↓
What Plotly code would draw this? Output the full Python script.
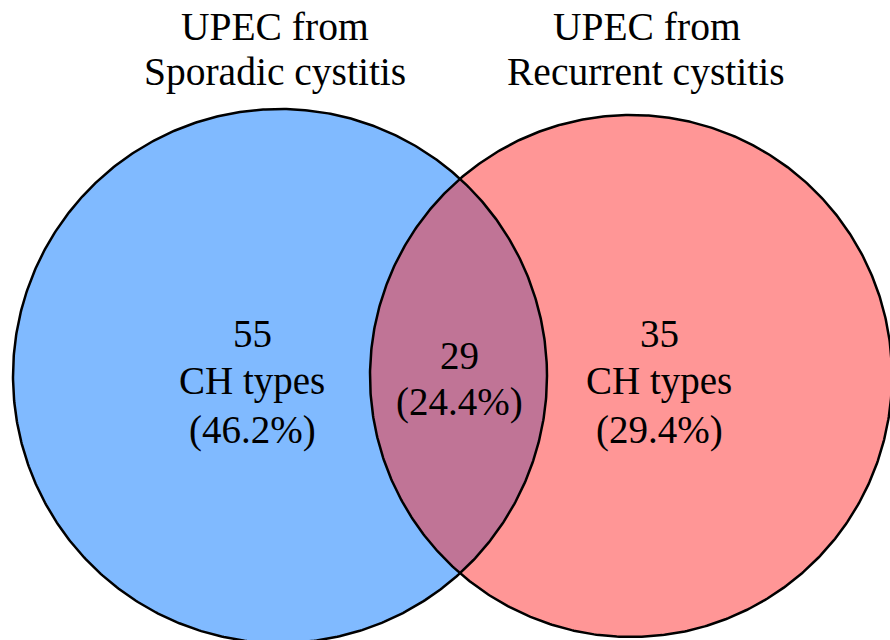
import numpy as np
import plotly.graph_objects as go

# ---- data ----
title_lines_left = ["UPEC from", "Sporadic cystitis"]
title_lines_right = ["UPEC from", "Recurrent cystitis"]
only_left = 55
shared = 29
only_right = 35
pct_left = "(46.2%)"
pct_shared = "(24.4%)"
pct_right = "(29.4%)"
unit_label = "CH types"

# ---- geometry (pixel space) ----
W, H = 890, 640
cL, rL = (280.0, 376.0), 267.0
cR, rR = (631.0, 376.0), 261.0
blue = "#80BAFF"
pink = "#FF9696"
mix = "#C07496"
font = "Liberation Serif, Times New Roman, serif"

def circle(c, r, n=720):
    t = np.linspace(0, 2 * np.pi, n)
    return c[0] + r * np.cos(t), c[1] + r * np.sin(t)

# intersection of the two circles -> lens region
d = cR[0] - cL[0]
a = (rL**2 - rR**2 + d**2) / (2 * d)
h = np.sqrt(rL**2 - a**2)
xi = cL[0] + a
a1 = np.arctan2(-h, xi - cR[0]) % (2 * np.pi)
a2 = np.arctan2(h, xi - cR[0])
tR = np.linspace(a1, a2, 200)
b1 = np.arctan2(h, xi - cL[0])
b2 = np.arctan2(-h, xi - cL[0])
tL = np.linspace(b1, b2, 200)
lens_x = np.concatenate([cR[0] + rR * np.cos(tR), cL[0] + rL * np.cos(tL)])
lens_y = np.concatenate([cR[1] + rR * np.sin(tR), cL[1] + rL * np.sin(tL)])

fig = go.Figure()
x, y = circle(cL, rL)
fig.add_trace(go.Scatter(x=x, y=y, fill="toself", fillcolor=blue, mode="none", hoverinfo="skip"))
x, y = circle(cR, rR)
fig.add_trace(go.Scatter(x=x, y=y, fill="toself", fillcolor=pink, mode="none", hoverinfo="skip"))
fig.add_trace(go.Scatter(x=lens_x, y=lens_y, fill="toself", fillcolor=mix, mode="none", hoverinfo="skip"))
for c, r in [(cL, rL), (cR, rR)]:
    x, y = circle(c, r)
    fig.add_trace(go.Scatter(x=x, y=y, mode="lines", line=dict(color="black", width=2.5), hoverinfo="skip"))

def ann(txt, x, y, size):
    fig.add_annotation(x=x, y=y, text=txt, showarrow=False, xanchor="center", yanchor="middle",
                       font=dict(family=font, size=size, color="black"))

TS, IS = 39.5, 39
ann(title_lines_left[0], 275, 27, TS)
ann(title_lines_left[1], 275, 72, TS)
ann(title_lines_right[0], 647, 27, TS)
ann(title_lines_right[1], 646, 72, TS)

ann(str(only_left), 252, 333, IS)
ann(unit_label, 252, 381, IS)
ann(pct_left, 252, 430, IS)
ann(str(shared), 459, 355, IS)
ann(pct_shared, 459, 402, IS)
ann(str(only_right), 659, 333, IS)
ann(unit_label, 659, 381, IS)
ann(pct_right, 659, 430, IS)

fig.update_layout(
    width=W, height=H, margin=dict(l=0, r=0, t=0, b=0),
    paper_bgcolor="white", plot_bgcolor="white", showlegend=False,
    xaxis=dict(range=[0, W], visible=False, fixedrange=True),
    yaxis=dict(range=[H, 0], visible=False, fixedrange=True),
)
fig.write_html("out.html", post_script="document.body.style.margin='0';", config={"displayModeBar": False})
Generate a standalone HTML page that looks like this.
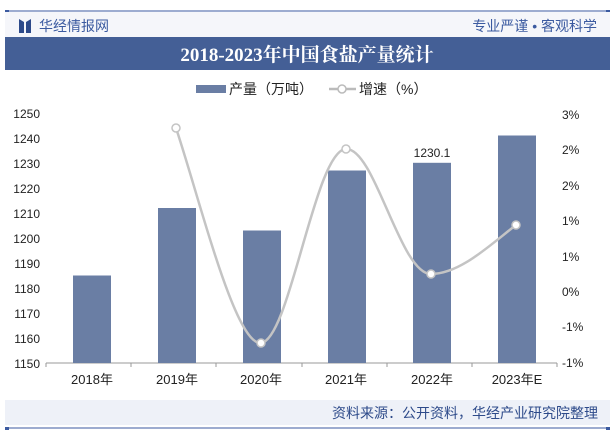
<!DOCTYPE html><html><head><meta charset="utf-8"><style>
body{margin:0;width:615px;height:434px;background:#fff;overflow:hidden;font-family:"Liberation Sans","Noto Sans CJK SC",sans-serif}
</style></head><body>
<svg width="615" height="434" xmlns="http://www.w3.org/2000/svg" font-family="Liberation Sans, Noto Sans CJK SC, sans-serif">
<rect x="5" y="10" width="4" height="3" fill="#3b5aa0"/><rect x="606" y="10" width="4" height="3" fill="#3b5aa0"/>
<line x1="5" y1="11" x2="610" y2="11" stroke="#3b5aa0" stroke-width="1"/>
<rect x="5" y="12" width="605" height="25" fill="#f5f6fa"/>
<path d="M19 19 L24 22 L24 33 L19 33 Z M31 19 L26 22 L26 33 L31 33 Z" fill="#2d4a8a"/>
<text x="39" y="31" font-size="14" fill="#3b5aa0">华经情报网</text>
<text x="597" y="31" font-size="14" fill="#3b5aa0" text-anchor="end">专业严谨 • 客观科学</text>
<rect x="5" y="37" width="605" height="33" fill="#445f96"/>
<text x="307" y="61" font-size="19" font-weight="bold" fill="#fff" text-anchor="middle" font-family="Liberation Serif, Noto Serif CJK SC, serif">2018-2023年中国食盐产量统计</text>
<rect x="196" y="85" width="30" height="8" fill="#6a7ea4"/>
<text x="229" y="94" font-size="14" fill="#222">产量（万吨）</text>
<line x1="329" y1="89" x2="356" y2="89" stroke="#bbb" stroke-width="2.5"/><circle cx="342" cy="89" r="4" fill="#fff" stroke="#bbb" stroke-width="1.5"/>
<text x="359" y="94" font-size="14" fill="#222">增速（%）</text>
<g font-size="12" fill="#222" text-anchor="end">
<text x="40" y="118">1250</text><text x="40" y="143">1240</text><text x="40" y="168">1230</text><text x="40" y="193">1220</text><text x="40" y="218">1210</text><text x="40" y="243">1200</text><text x="40" y="268">1190</text><text x="40" y="293">1180</text><text x="40" y="318">1170</text><text x="40" y="343">1160</text><text x="40" y="368">1150</text>
</g>
<g font-size="12" fill="#222">
<text x="562" y="119">3%</text><text x="562" y="154">2%</text><text x="562" y="190">2%</text><text x="562" y="225">1%</text><text x="562" y="261">1%</text><text x="562" y="296">0%</text><text x="562" y="331">-1%</text><text x="562" y="367">-1%</text>
</g>
<line x1="46" y1="363" x2="557" y2="363" stroke="#999"/>
<g stroke="#999"><line x1="46" y1="363" x2="46" y2="367"/><line x1="131" y1="363" x2="131" y2="367"/><line x1="216" y1="363" x2="216" y2="367"/><line x1="302" y1="363" x2="302" y2="367"/><line x1="387" y1="363" x2="387" y2="367"/><line x1="472" y1="363" x2="472" y2="367"/><line x1="557" y1="363" x2="557" y2="367"/></g>
<g fill="#6a7ea4">
<rect x="73" y="275.5" width="38" height="87.5"/><rect x="158" y="208" width="38" height="155"/><rect x="243" y="230.5" width="38" height="132.5"/><rect x="328" y="170.5" width="38" height="192.5"/><rect x="413" y="162.8" width="38" height="200.2"/><rect x="498" y="135.5" width="38" height="227.5"/>
</g>
<text x="432" y="157" font-size="12" fill="#222" text-anchor="middle">1230.1</text>
<path d="M176 128 C200 200,235 345,261 343 C290 340,315 150,346 149 C375 148,400 274,431 274 C460 274,490 245,516 225" fill="none" stroke="#c4c4c4" stroke-width="2.5"/>
<g fill="#fff" stroke="#c4c4c4" stroke-width="1.5"><circle cx="176" cy="128" r="4"/><circle cx="261" cy="343" r="4"/><circle cx="346" cy="149" r="4"/><circle cx="431" cy="274" r="4"/><circle cx="516" cy="225" r="4"/></g>
<g font-size="13" fill="#222" text-anchor="middle">
<text x="92" y="384">2018年</text><text x="177" y="384">2019年</text><text x="261" y="384">2020年</text><text x="346" y="384">2021年</text><text x="432" y="384">2022年</text><text x="517" y="384">2023年E</text>
</g>
<rect x="5" y="400" width="605" height="25" fill="#eef1f8"/>
<text x="598" y="418" font-size="14" fill="#2d4a8a" text-anchor="end">资料来源：公开资料，华经产业研究院整理</text>
<line x1="5" y1="428" x2="610" y2="428" stroke="#3b5aa0"/><rect x="5" y="427" width="4" height="3" fill="#3b5aa0"/><rect x="606" y="427" width="4" height="3" fill="#3b5aa0"/>
</svg></body></html>
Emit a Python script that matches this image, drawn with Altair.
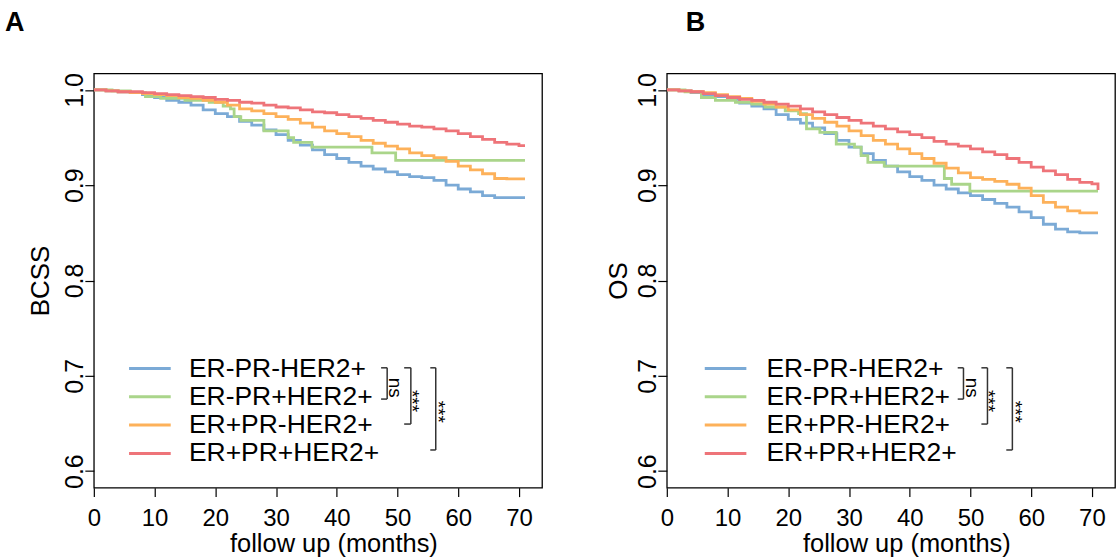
↑
What the exercise asks
Omit every picture, and please return the entries exactly from the first line through the line with "import plotly.graph_objects as go", both included.

Response below
What Plotly code would draw this? Output the full Python script.
import numpy as np
import plotly.graph_objects as go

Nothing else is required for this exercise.